A variable input in economics is a factor of production that can be increased or decreased within a given timeframe. Typically, only labor is variable in the short-run, but in the long-run all inputs eventually become variable.
Consider a pizza restaurant in the short run with a fixed-size oven. Faced with a surge in customer demand, the restaurant can swiftly respond by hiring additional staff, because labor is a variable input. This flexibility allows the business to meet short-term fluctuations in demand without altering fixed factors such as oven size.
Most short-run undergraduate microeconomic models tend to be simplified by considering only labor and capital in the production process. Capital is held to be a fixed input, while labor is a variable input. This concept also has connections to different schools of economics. The Keynesian school is focused on the short-run, while the classical school is concerned with the long-run.

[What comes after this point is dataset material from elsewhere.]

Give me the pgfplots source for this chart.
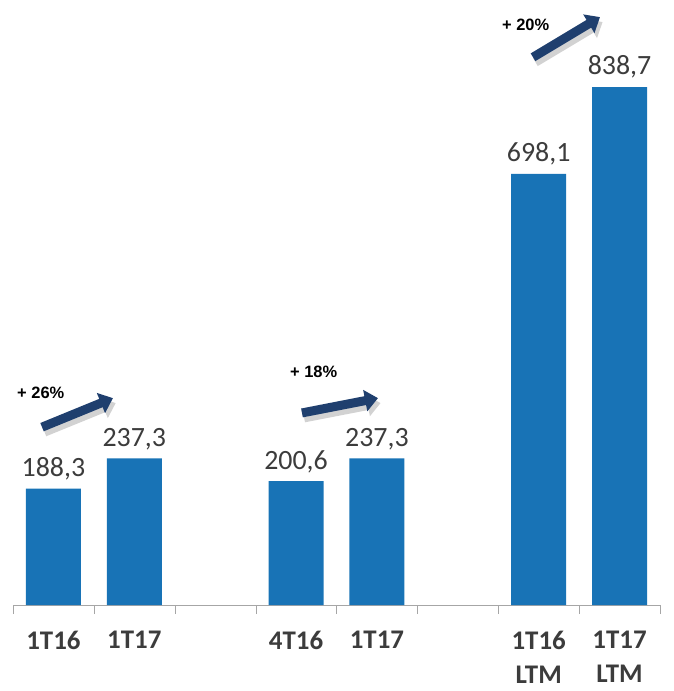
\documentclass[border=0pt]{standalone}
\usepackage{fontspec}
\setmainfont{Carlito}
\newfontfamily\arialfont{Liberation Sans}
\usepackage{pgfplots}
\pgfplotsset{compat=1.18}
\usetikzlibrary{arrows.meta}

\definecolor{barblue}{HTML}{1873B6}
\definecolor{lbl}{HTML}{3C3C3C}
\definecolor{navy}{HTML}{1F3F6E}

\begin{document}
\begin{tikzpicture}[x=1bp,y=1bp]
  \useasboundingbox (-13bp,-86bp) rectangle (661bp,605bp);
  \begin{axis}[
      scale only axis,
      width=647bp, height=555.8bp,
      xmin=-0.5, xmax=7.5,
      ymin=0, ymax=900,
      clip=false,
      axis x line*=bottom,
      axis y line=none,
      x axis line style={draw=gray!70, -},
      ybar, bar width=55bp,
      xtick={0,1,3,4,6,7},
      xticklabels={1T16,1T17,4T16,1T17,{1T16\\LTM},{1T17\\LTM}},
      major tick length=0pt,
      minor xtick={-0.5,0.5,1.5,2.5,3.5,4.5,5.5,6.5,7.5},
      minor tick length=9bp,
      tick align=outside,
      minor tick style={gray!70},
      x tick label style={font=\bfseries\fontsize{27}{34}\selectfont, text=lbl, align=center, yshift=-23bp},
      nodes near coords,
      nodes near coords style={font=\fontsize{28}{30}\selectfont, text=lbl, yshift=5bp},
      point meta=explicit symbolic,
    ]
    \addplot[fill=barblue, draw=none] coordinates {
      (0,188.3) [188,3]
      (1,237.3) [237,3]
      (3,200.6) [200,6]
      (4,237.3) [237,3]
      (6,698.1) [698,1]
      (7,838.7) [838,7]
    };

    % growth arrows
    \draw[gray!35, line width=9bp, -{Triangle[length=13bp,width=21bp]}]
      (axis cs:-0.11,280) -- (axis cs:0.77,327);
    \draw[navy, line width=9bp, -{Triangle[length=13bp,width=21bp]}]
      (axis cs:-0.141,288) -- (axis cs:0.736,335);
    \node[anchor=west, font=\arialfont\bfseries\fontsize{16.5}{17}\selectfont, inner sep=0pt]
      at (axis cs:-0.45,343) {+ 26\%};

    \draw[gray!35, line width=9bp, -{Triangle[length=13bp,width=21bp]}]
      (axis cs:3.10,303) -- (axis cs:4.045,327);
    \draw[navy, line width=9bp, -{Triangle[length=13bp,width=21bp]}]
      (axis cs:3.073,311) -- (axis cs:4.013,335);
    \node[anchor=west, font=\arialfont\bfseries\fontsize{16.5}{17}\selectfont, inner sep=0pt]
      at (axis cs:2.925,377) {+ 18\%};

    \draw[gray!35, line width=9bp, -{Triangle[length=13bp,width=21bp]}]
      (axis cs:5.96,879) -- (axis cs:6.79,944);
    \draw[navy, line width=9bp, -{Triangle[length=13bp,width=21bp]}]
      (axis cs:5.93,887) -- (axis cs:6.758,952);
    \node[anchor=west, font=\arialfont\bfseries\fontsize{16.5}{17}\selectfont, inner sep=0pt]
      at (axis cs:5.546,939) {+ 20\%};
  \end{axis}
\end{tikzpicture}
\end{document}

In a practical scenario, a manufacturing company responding to an increased demand for electric cars in the long run can strategically adjust all its inputs. This might involve hiring additional skilled workers, incorporating advanced machinery, or adopting innovative technologies to optimize production efficiency. The fluidity of variable inputs in the long run enables businesses to align their resources dynamically with evolving market demands.
The classical school of economics, which emerged in the late 18th century and continued into the 19th century, emphasizes the idea of long-run equilibrium. According to classical economists like Adam Smith and David Ricardo, the economy tends to move toward a state of equilibrium over the long run. In this equilibrium, all factors of production, including both labor and capital, are variable.
The time it takes for fixed inputs to become variable inputs depends on the nature of the industry and the specific characteristics of the inputs involved. In general, industries with high levels of capital-intensive production and long lead times for capital investment are more likely to have fixed inputs that take a longer time to become variable.
Heavy Manufacturing and Infrastructure - Industries involved in heavy manufacturing, such as steel production or large-scale infrastructure projects (e.g., bridges, dams), often require substantial and long-term investments in fixed capital. Constructing or modifying facilities in these industries can take considerable time and resources.
Energy Production - Power plants, whether conventional or renewable, typically involve significant fixed capital investments in facilities and equipment. Transitioning to new energy sources or upgrading existing infrastructure in the energy sector can be a time-consuming process.
Telecommunications Infrastructure - Building and upgrading telecommunication networks, such as the rollout of new generations of wireless technology, often require substantial fixed investments in infrastructure. The deployment of new technologies can take time due to the complexity of the network.
In these industries, the fixed nature of the inputs is influenced by the capital intensity of production, regulatory considerations, technological complexity, and the time required for planning and implementation. The longer timeframes for these fixed inputs to become variable inputs reflect the challenges associated with modifying or adapting capital-intensive production processes.